Report on the death of ‘Prunella’


David Daballen, STE Field Officer

Date Published

At noon on April 28 we were alerted by the STE Automated Poaching Alert system that one of our Mt.Kenya female elephants, Prunella, had triggered a level ‘5’ alert; the highest alert possible and meaning that her collar had not moved more than 20m radius in the previous 5 hours. Jake Wall, our database manager, raised the alarm and we coordinated both with Lewa and KWS. It was decided I should head to Mt.Kenya to physically check on the elephant.

I left Samburu, picked KWS rangers at Meru station, and then headed via Nkubu town for another 30 km’s of difficult off-road driving before reaching the fence line. We met with the warden and finalized all logistics before we began our search on a very bad and slippery road. The forest vegetation, and particularly the under growth, was thick beyond belief. No paths existed and our only navigational aid was the GPS which was giving us a straight-line path to Prunella’s last known location.

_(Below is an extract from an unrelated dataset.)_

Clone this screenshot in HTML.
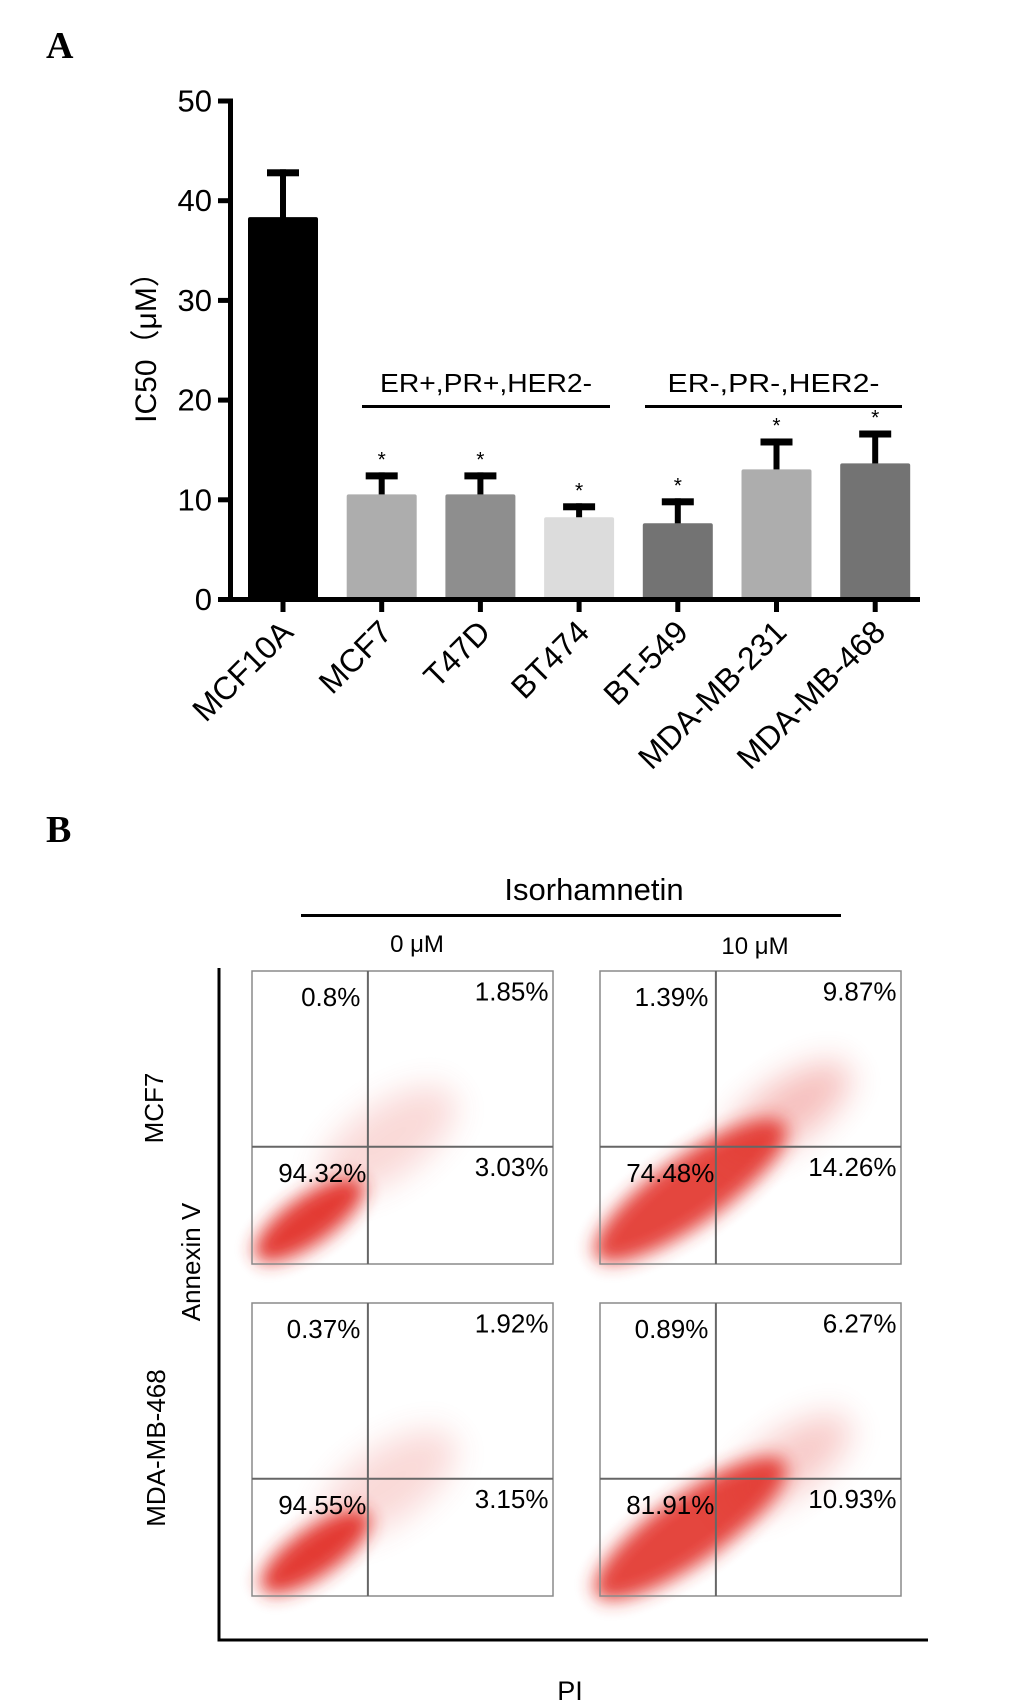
<!DOCTYPE html>
<html><head><meta charset="utf-8"><style>
html,body{margin:0;padding:0;background:#fff;}
svg{display:block;font-family:"Liberation Sans",sans-serif;}
</style></head><body>
<svg id="fig" width="1033" height="1704" viewBox="0 0 1033 1704" xmlns="http://www.w3.org/2000/svg">
<defs>
<filter id="blur1" x="-50%" y="-50%" width="200%" height="200%"><feGaussianBlur stdDeviation="9"/></filter>
<filter id="blur2" x="-50%" y="-50%" width="200%" height="200%"><feGaussianBlur stdDeviation="16"/></filter>
</defs>
<text x="46" y="58" font-family="Liberation Serif,serif" font-weight="bold" font-size="38">A</text>
<text x="46" y="842" font-family="Liberation Serif,serif" font-weight="bold" font-size="38">B</text>
<g id="chartA"></g>
<g id="chartB"></g>
</svg>
<script>
const categories = ["MCF10A","MCF7","T47D","BT474","BT-549","MDA-MB-231","MDA-MB-468"];
const values = [38.3, 10.5, 10.5, 8.2, 7.6, 13.0, 13.6];
const errors = [43.1, 12.7, 12.7, 9.6, 10.1, 16.1, 16.9];
const yTicks = [0,10,20,30,40,50];
const percents = [
  ["0.8%","1.85%","94.32%","3.03%"],
  ["1.39%","9.87%","74.48%","14.26%"],
  ["0.37%","1.92%","94.55%","3.15%"],
  ["0.89%","6.27%","81.91%","10.93%"]
];
const NS="http://www.w3.org/2000/svg";
function mk(tag, attrs, parent, txt){const e=document.createElementNS(NS,tag);for(const k in attrs)e.setAttribute(k,attrs[k]);if(txt!==undefined)e.textContent=txt;parent.appendChild(e);return e;}
const colors=["#000","#adadad","#8e8e8e","#dcdcdc","#737373","#adadad","#737373"];
const Y0=599, PXU=9.97;
function yS(v){return Y0 - v*PXU;}
function xS(i){return 283 + i*98.7;}
const A=document.getElementById('chartA');
categories.forEach((c,i)=>{
  const cx=xS(i), w=70;
  const st=mk('rect',{x:cx-3,y:yS(errors[i]),width:6,height:yS(values[i])-yS(errors[i])+3,fill:'#000'},A);
  
  
  const cap=mk('rect',{x:cx-16,y:yS(errors[i]),width:32,height:7,fill:'#000'},A);
  
  
  const b=mk('rect',{x:cx-w/2,y:yS(values[i]),width:w,height:Y0-yS(values[i]),fill:colors[i],rx:2},A);
  
  
  if(i>0){
    const s=mk('text',{x:cx,y:yS(errors[i])-6,'text-anchor':'middle','font-size':21},A,'*');
    
    
  }
  const t=mk('rect',{x:cx-2.5,y:Y0,width:5,height:13,fill:'#000'},A);
  
  
  const lx=cx+12, ly=634;
  const l=mk('text',{x:lx,y:ly,'text-anchor':'end','font-size':32,transform:`rotate(-45 ${lx} ${ly})`},A,c);
  
  
});
const ya=mk('rect',{x:228,y:yS(50)-2,width:5,height:Y0-yS(50)+4,fill:'#000'},A);


const xa=mk('rect',{x:228,y:Y0-2,width:692,height:5,fill:'#000'},A);


yTicks.forEach(v=>{
  const t=mk('rect',{x:218,y:yS(v)-2,width:12,height:5,fill:'#000'},A);
  
  
  const l=mk('text',{x:212,y:yS(v)+11,'text-anchor':'end','font-size':31},A,String(v));
  
  
});
const yt=mk('text',{x:156,y:340,'text-anchor':'middle','font-size':30,transform:'rotate(-90 156 340)'},A,'IC50（μM）');


[[362,610,'ER+,PR+,HER2-'],[645,902,'ER-,PR-,HER2-']].forEach((g,k)=>{
  const ln=mk('rect',{x:g[0],y:405,width:g[1]-g[0],height:3,fill:'#000'},A);
  
  
  const tx=mk('text',{x:(g[0]+g[1])/2,y:392,'text-anchor':'middle','font-size':26,textLength:212,lengthAdjust:'spacingAndGlyphs'},A,g[2]);
  
  
});
const B=document.getElementById('chartB');
function txt(p,name,x,y,s,str,extra){const e=mk('text',Object.assign({x:x,y:y,'font-size':s},extra||{}),p,str);return e;}
txt(B,'treatment-title',594,900,31,'Isorhamnetin',{'text-anchor':'middle'});
const tl=mk('rect',{x:301,y:914,width:540,height:3,fill:'#000'},B);


txt(B,'dose-0-label',417,952,24,'0 μM',{'text-anchor':'middle'});
txt(B,'dose-10-label',755,954,24,'10 μM',{'text-anchor':'middle'});
const la=mk('path',{d:'M219 968 V1640 H928',fill:'none',stroke:'#000','stroke-width':3},B);


txt(B,'x-axis-title-pi',570,1700,27,'PI',{'text-anchor':'middle'});
txt(B,'y-axis-title-annexin',200,1262,26,'Annexin V',{'text-anchor':'middle',transform:'rotate(-90 200 1262)'});
txt(B,'row-label-mcf7',163,1108,26,'MCF7',{'text-anchor':'middle',transform:'rotate(-90 163 1108)'});
txt(B,'row-label-mda-mb-468',165,1448,26,'MDA-MB-468',{'text-anchor':'middle',transform:'rotate(-90 165 1448)'});
const boxes=[[252,971],[600,971],[252,1303],[600,1303]];
const W=301,H=293;
const clouds=[
 [[0.19,0.85,65,24,0.95],[0.45,0.58,80,36,0.18]],
 [[0.3,0.75,115,34,0.9],[0.62,0.48,75,30,0.3]],
 [[0.21,0.85,65,24,0.95],[0.45,0.62,80,36,0.18]],
 [[0.3,0.77,115,34,0.9],[0.62,0.55,75,30,0.25]]
];
const names=['mcf7-0um','mcf7-10um','mda468-0um','mda468-10um'];
boxes.forEach((bx,i)=>{
  const g=mk('g',{},B);
  
  
  const [x0,y0]=bx;
  clouds[i].forEach((c,j)=>{
    const cx=x0+c[0]*W, cy=y0+c[1]*H;
    const e=mk('ellipse',{cx:cx,cy:cy,rx:c[2],ry:c[3],fill:'#e2302a',opacity:c[4],filter:j==0?'url(#blur1)':'url(#blur2)',transform:`rotate(-35 ${cx} ${cy})`},g);
    
    
  });
  const r=mk('rect',{x:x0,y:y0,width:W,height:H,fill:'none',stroke:'#8a8a8a','stroke-width':1.5},g);
  
  
  const vx=x0+0.385*W, hy=y0+0.6*H;
  const v=mk('line',{x1:vx,y1:y0,x2:vx,y2:y0+H,stroke:'#666','stroke-width':2},g);
  
  
  const h=mk('line',{x1:x0,y1:hy,x2:x0+W,y2:hy,stroke:'#666','stroke-width':2},g);
  
  
  const p=percents[i];
  txt(g,'quadrant-upper-left',x0+0.36*W,y0+0.12*H,26,p[0],{'text-anchor':'end'});
  txt(g,'quadrant-upper-right',x0+0.985*W,y0+0.10*H,26,p[1],{'text-anchor':'end'});
  txt(g,'quadrant-lower-left',x0+0.38*W,y0+0.72*H,26,p[2],{'text-anchor':'end'});
  txt(g,'quadrant-lower-right',x0+0.985*W,y0+0.70*H,26,p[3],{'text-anchor':'end'});
});
</script>
</body></html>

After two kilometres of hiking through the forest, going up and down volcanic rock laden valleys and luggas, (we were starting to feel as if we had been walking for days!) we came across fresh signs of poachers – such as freshly cut twigs and fire places which they destroyed after their use. We were limited to a slow crawl through the bush to avoid making any disturbance and though we were very close to Prunella’s position, it seemed impossibly far.

Upon arriving to where the carcass was, I could not believe my eyes! Poor Prunella was lying dead with a massive tow- rope on her front legs and a snare to her front right leg. It was an obvious trap set by poachers to trap large mammals like buffalo or any other big antelope for bush-meat!

As we had seen fresh tracks of these poachers on our way to the location, and the impending darkness, we were forced to move as quickly as possible to carry out the necessary investigations on the carcass and get out of the forest. Two rangers were assigned to remove the tusks while the rest of the rangers stayed on-guard just in case we came under attack. I had the chance to remove the collar and take pictures as quickly as I could.

In the meantime, Jake, knowing what kind of terrain we were in was busy using Google Earth to find a quicker way back to our vehicle. He and Iain came up with a route which they sent us using the cell phone. I plugged in the route coordinates and we started on our way out of the forest. I must say the directions made all the difference in the world and we made it back in a third of the time! I could not thank Google enough!

In conclusion it looks like there is a lot of awful activities going on in the Mt Kenya forest. Based on our verbal report to the warden, poaching is a real threat and they are planning to do huge operation to try and curb this.